Annotated Paper Link: Google Drive

This is my notes for the paper Kingma & Dhariwal (2018).

This paper introduces a new generative model called Glow, which uses invertible 1x1 convolutions.
Section 1 is a quick review of Generative Models, the families of generative models, and their weaknesses compared to normalizing flows.

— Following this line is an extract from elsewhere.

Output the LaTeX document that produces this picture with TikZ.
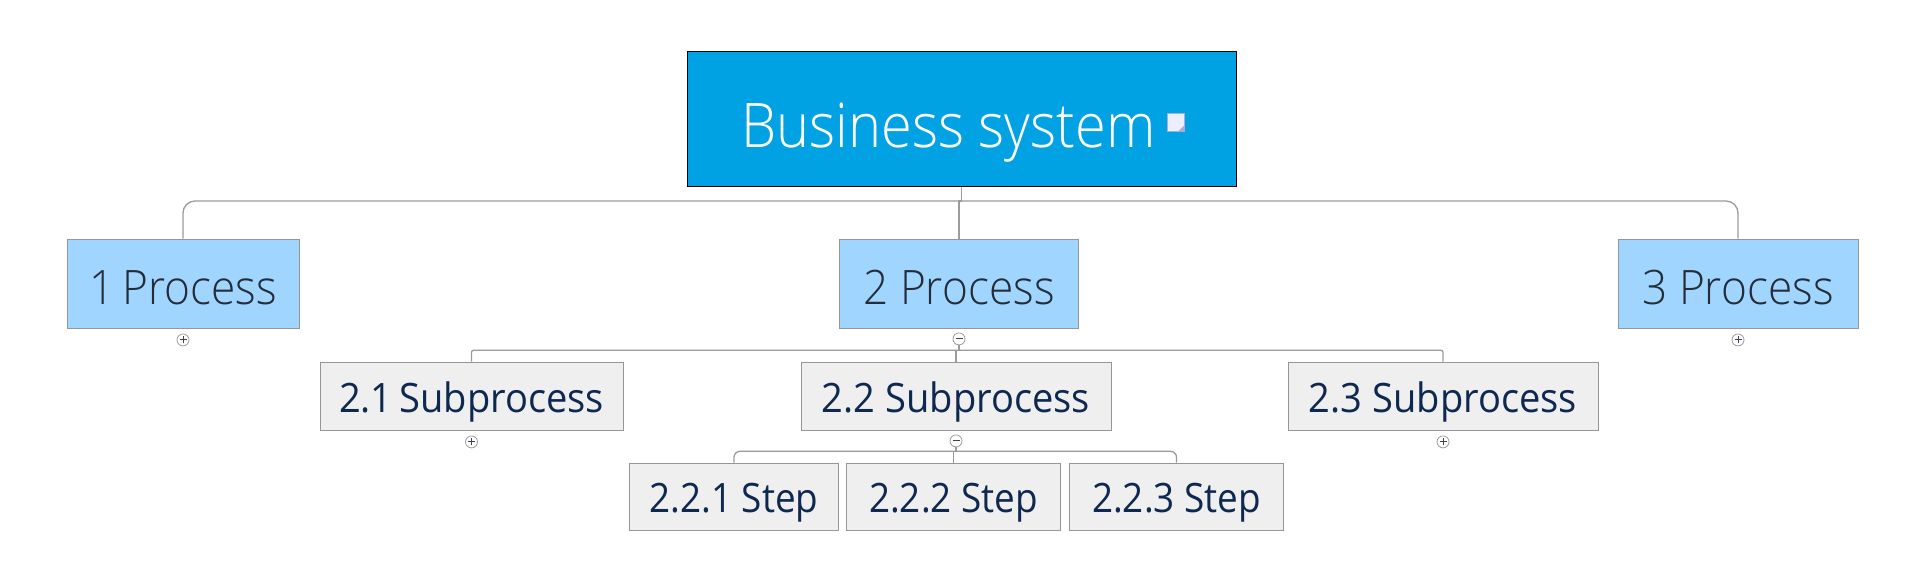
\documentclass[tikz,border=0pt]{standalone}
\usepackage{fontspec}
\setmainfont{Open Sans}
\newfontfamily\rootfont{Open Sans Light}[FakeStretch=0.91]
\newfontfamily\procfont{Open Sans Light}[FakeStretch=0.93]
\newfontfamily\subfont{Open Sans}[FakeStretch=0.94]
\newfontfamily\stepfont{Open Sans}[FakeStretch=0.91]
\usetikzlibrary{positioning, calc}

\definecolor{rootblue}{RGB}{0,162,228}
\definecolor{procblue}{RGB}{159,213,254}
\definecolor{subgray}{RGB}{239,239,239}
\definecolor{boxgray}{RGB}{150,150,150}
\definecolor{linkgray}{RGB}{155,155,155}
\definecolor{proctext}{RGB}{36,44,56}
\definecolor{subtext}{RGB}{14,40,80}
\definecolor{signc}{RGB}{60,64,90}
\definecolor{notefill}{RGB}{236,238,252}
\definecolor{noteedge}{RGB}{170,172,215}

\begin{document}
\begin{tikzpicture}[
        x=1pt, y=-1pt,
        box/.style={draw=boxgray, line width=1pt, inner sep=0pt, align=center, text depth=0pt},
        rootbox/.style={box, draw=black, fill=rootblue, text=white, minimum width=549pt, minimum height=135pt, text height=57pt, font=\rootfont\fontsize{61.5}{70}\selectfont},
        procbox/.style={box, fill=procblue, text=proctext, minimum height=89pt, text height=42pt, font=\procfont\fontsize{47.5}{56}\selectfont},
        subbox/.style={box, fill=subgray, text=subtext, minimum height=68pt, text height=32pt, font=\subfont\fontsize{40.5}{48}\selectfont},
        stepbox/.style={subbox, minimum height=67pt, font=\stepfont\fontsize{40.5}{48}\selectfont},
        link/.style={draw=linkgray, line width=1.3pt},
        expander/.style={circle, draw=linkgray, fill=white, line width=0.8pt, minimum size=12pt, inner sep=0pt},
        expandplus/.style={expander, path picture={
            \draw[signc, line width=1pt] ([xshift=-3.5pt]path picture bounding box.center) -- ([xshift=3.5pt]path picture bounding box.center)
                ([yshift=-3.5pt]path picture bounding box.center) -- ([yshift=3.5pt]path picture bounding box.center);}},
        expandminus/.style={expander, path picture={
            \draw[signc, line width=1pt] ([xshift=-3.5pt]path picture bounding box.center) -- ([xshift=3.5pt]path picture bounding box.center);}},
        noteicon/.style={rectangle, fill=notefill, draw=noteedge, line width=0.8pt, minimum width=17pt, minimum height=18pt, inner sep=0pt,
            path picture={\fill[noteedge] ([xshift=-6pt]path picture bounding box.south east) -- ([yshift=6pt]path picture bounding box.south east)
                -- (path picture bounding box.south east) -- cycle;}}
    ]
    \useasboundingbox (0,0) rectangle (1920,566);

    % Root
    \node[rootbox] (root) at (961.5,118.5) {Business system\hspace*{26pt}};
    \node[noteicon] (note) at ($(root.center)+(214.5,3.5)$) {};

    % Processes
    \node[procbox, minimum width=232pt] (p1) at (183,283.5) {1\,Process};
    \node[procbox, minimum width=239pt] (p2) at (959,283.5) {2 Process};
    \node[procbox, minimum width=240pt] (p3) at (1738,283.5) {3 Process};

    % Subprocesses
    \node[subbox, minimum width=303pt] (s1) at (471.5,396) {2.1\,Subprocess};
    \node[subbox, minimum width=310pt] (s2) at (956,396) {2.2 Subprocess};
    \node[subbox, minimum width=310pt] (s3) at (1443,396) {2.3 Subprocess};

    % Steps
    \node[stepbox, minimum width=209pt] (t1) at (734,496.5) {2.2.1 Step};
    \node[stepbox, minimum width=214pt, right=7pt of t1] (t2) {2.2.2 Step};
    \node[stepbox, minimum width=214pt, right=8pt of t2] (t3) {2.2.3 Step};

    % Expanders
    \node[expandplus, below=5pt of p1] (p1x) {};
    \node[expandminus, below=4pt of p2] (p2x) {};
    \node[expandplus, below=5pt of p3] (p3x) {};
    \node[expandplus, below=5pt of s1] (s1x) {};
    \node[expandminus, below=4pt of s2] (s2x) {};
    \node[expandplus, below=5pt of s3] (s3x) {};

    % Connectors, top level
    \coordinate (rj) at (root.south |- 0,201);
    \draw[link] (root.south) -- (rj);
    \draw[link, rounded corners=12pt] (p1.north) |- (rj) -| (p3.north);
    \draw[link] (p2.north) |- (rj);

    % Connectors, second level
    \coordinate (sj) at ($(p2x.south)+(0,5)$);
    \draw[link] (p2x.south) -- (sj);
    \draw[link, rounded corners=2pt] (s1.north) |- (sj) -| (s3.north);
    \draw[link] (s2.north) |- (sj);

    % Connectors, third level
    \coordinate (tj) at ($(s2x.south)+(0,4)$);
    \draw[link] (s2x.south) -- (tj);
    \draw[link, rounded corners=6pt] (t1.north) |- (tj) -| (t3.north);
    \draw[link] (t2.north) |- (tj);

\end{tikzpicture}
\end{document}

Section 2 reviews Flow-based generative models
- Check Tomczak (2024) for a comprehensive overview of flow-based models
In section 3, the new flow, Glow, is introduced
- Consists of a series of flows
- Each step of a flow has 3 stages
  - Actnorm
  - Invertible 1x1 Convolutions
  - Affine Coupling Layers
Actnorm
- Applies a learned affine transformation to the input
- \(y_{i,j} = s \cdot x_{i,j} + b\)
Invertible 1x1 Convolutions
- These are used to mix the channels of the input
- The convolution is invertible, meaning we can recover the input from the output
- \(y_{i,j} = \mathbf{W} x_{i, j}\)
Affine Coupling Layers
- Same as in RealNVP
All of them have easily computable log determinants
They compare Glow with RealNVP on CIFAR-10, ImageNet, and LSUN. Glow outperforms RealNVP in terms of bits per dimension (BPD).
For qualitative results, they train the model on CelebA-HQ. It generates high-quality images and learns a continuous latent space as demonstrated by interpolation.